In view of James Knightley, chief international economist at ING, intensifying trade war fears and an inventory overhang are weighing on the US manufacturing sector as depicted by the recent data releases.
“The latest set of regional manufacturing surveys have been dire. The NY Empire survey saw a record fall, the Dallas Fed manufacturing survey is at a three-year low, the Philadelphia Fed survey is a relative outperformer at only a four-month low while Richmond survey managed to modestly beat market expectations, though still fell. Taking these altogether they point to a sizeable drop in the national ISM measure, which is already at its lowest level since October 2016. There is the very real prospect it dips below the break-even 50 level on Monday.”

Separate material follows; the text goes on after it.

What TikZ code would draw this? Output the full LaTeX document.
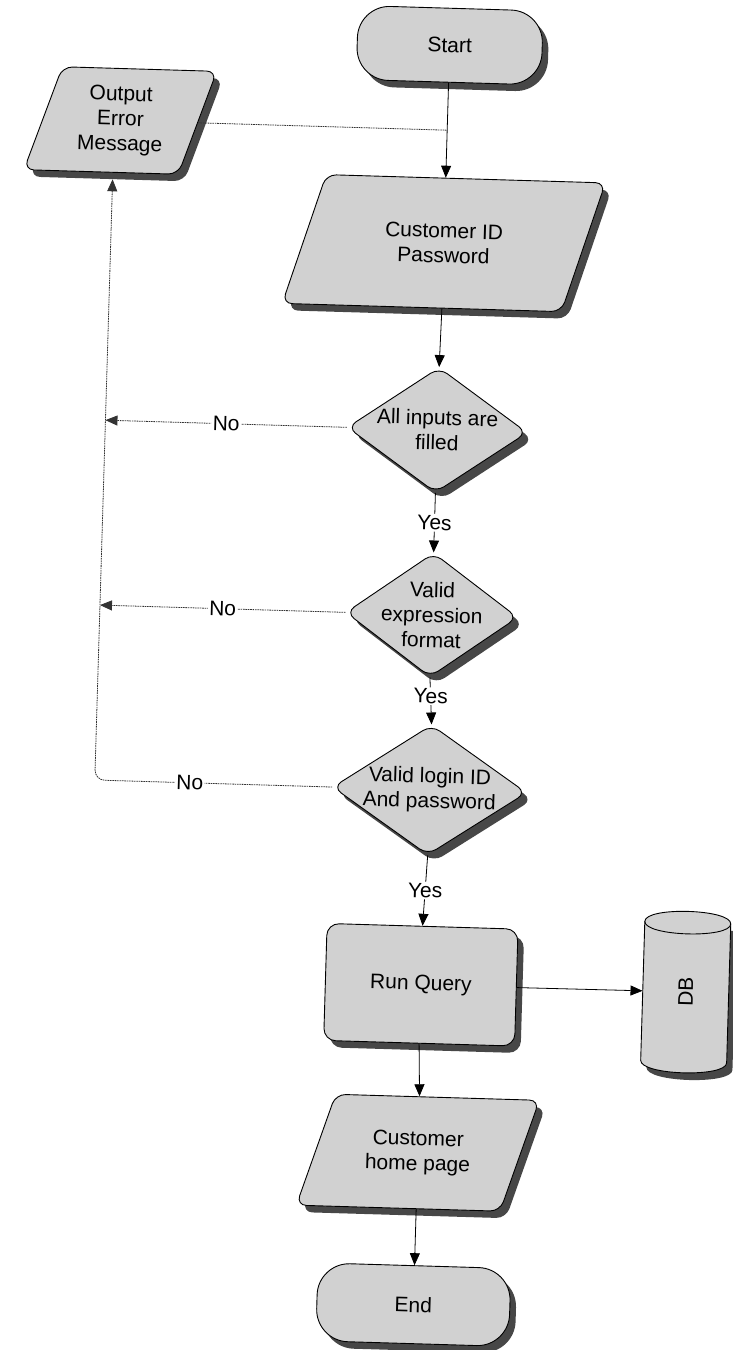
\documentclass[tikz,border=0pt]{standalone}
\usepackage{fontspec}
\setmainfont{Liberation Sans}
\usetikzlibrary{shapes.geometric,arrows.meta,shadows}
\begin{document}
\begin{tikzpicture}[x=1pt,y=-1pt,
  font=\fontsize{21}{25}\selectfont,
  shp/.style={draw=black, line width=0.9pt, fill=black!18, align=center, inner sep=2pt,
     drop shadow={shadow xshift=6pt, shadow yshift=-7pt, fill=black!72, opacity=1}},
  term/.style={shp, rectangle, rounded corners=32pt},
  io/.style={shp, trapezium, trapezium stretches=true, rounded corners=10pt},
  dec/.style={shp, diamond, rounded corners=10pt, inner sep=0pt},
  proc/.style={shp, rectangle, rounded corners=12pt},
  con/.style={line width=0.8pt, -{Triangle[length=12pt,width=10pt]}},
  fb/.style={line width=0.8pt, black!80, dash pattern=on 1.6pt off 0.8pt},
  fbarrow/.style={fb, -{Triangle[length=12pt,width=10pt]}},
  lbl/.style={fill=white, inner sep=1.5pt, text=black}
]
\fill[white] (0,0) rectangle (732,1350);
\useasboundingbox (0,0) rectangle (732,1350);
\begin{scope}[rotate around={-1.7:(366,675)}, transform shape]
  \node[term, minimum width=185pt, minimum height=74pt] (start) at (431,43) {Start};
  \node[io, trapezium left angle=70, trapezium right angle=110,
        minimum width=190pt, minimum height=104pt] (out) at (104,128) {Output\\Error\\Message};
  \node[io, trapezium left angle=65, trapezium right angle=115,
        minimum width=320pt, minimum height=130pt] (cust) at (431,241) {Customer ID\\Password};
  \node[dec, minimum width=180pt, minimum height=125pt,
        label={[align=center]center:All inputs are\\filled}] (d1) at (430,428) {};
  \node[dec, minimum width=172pt, minimum height=124pt,
        label={[align=center]center:Valid\\expression\\format}] (d2) at (430,613) {};
  \node[dec, minimum width=194pt, minimum height=130pt,
        label={[align=center]center:Valid login ID\\And password}] (d3) at (433,788) {};
  \node[proc, minimum width=191pt, minimum height=117pt] (run) at (430,983) {Run Query};
  \node[io, trapezium left angle=64, trapezium right angle=116,
        minimum width=240pt, minimum height=112pt] (home) at (432,1151) {Customer\\home page};
  \node[term, minimum width=193pt, minimum height=78pt] (end) at (432,1303) {End};

  % database cylinder
  \fill[black!72] (658,920) -- (658,1059) .. controls (658,1074) and (744,1074) .. (744,1059)
        -- (744,920) -- cycle;
  \filldraw[fill=black!18, draw=black, line width=0.9pt]
        (652,913) -- (652,1052) .. controls (652,1067) and (738,1067) .. (738,1052)
        -- (738,913) .. controls (738,898) and (652,898) .. (652,913) -- cycle;
  \draw[line width=0.9pt] (652,913) .. controls (652,928) and (738,928) .. (738,913);
  \node[minimum width=86pt, minimum height=139pt, inner sep=0pt] (db) at (695,982.5) {};
  \node[rotate=90] (dbt) at (db.center) {DB};

  % junction coordinates
  \coordinate (j0) at (431,128);
  \coordinate (j1) at (98,428);
  \coordinate (j2) at (98,613);
  \coordinate (fbx) at (98,788);
  \coordinate (fbtop) at (98,187);

  % main flow
  \draw[con] (start.south) -- (cust.north);
  \draw[fb] (out.east) -- (j0);
  \draw[con] (cust.south) -- (d1.north);
  \draw[con] (d1.south) -- node[lbl]{Yes} (d2.north);
  \draw[con] (d2.south) -- node[lbl, pos=0.4]{Yes} (d3.north);
  \draw[con] (d3.south) -- node[lbl]{Yes} (run.north);
  \draw[con] (run.east) -- (db.west);
  \draw[con] (run.south) -- (home.north);
  \draw[con] (home.south) -- (end.north);

  % feedback
  \draw[fbarrow] (d1.west) -- node[lbl]{No} (j1);
  \draw[fbarrow] (d2.west) -- node[lbl]{No} (j2);
  \draw[fbarrow, rounded corners=10pt] (d3.west) -- node[lbl, pos=0.6]{No} (fbx) -- (fbtop);
\end{scope}
\end{tikzpicture}
\end{document}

“The ISM manufacturing index has historically been one of the best lead indicators for US GDP growth, although its predictive power has seemingly become less strong in recent years, reflecting the diminishing importance of the sector in terms of total economic output. Nonetheless, a sub-50 ISM will heighten concerns within the Federal Reserve that the economy is softening and with little prospect that trade tensions will ease in the near term, there is a growing probability the Federal Reserve will choose to act pre-emptively to try and support the economy through lowering interest rates.”
“Should trade talks go badly over the weekend, the ISM breaks below 50 and next Friday’s jobs report offers further evidence of a slowdown in hiring we will seriously have to consider putting in an additional July rate cut into our forecast.”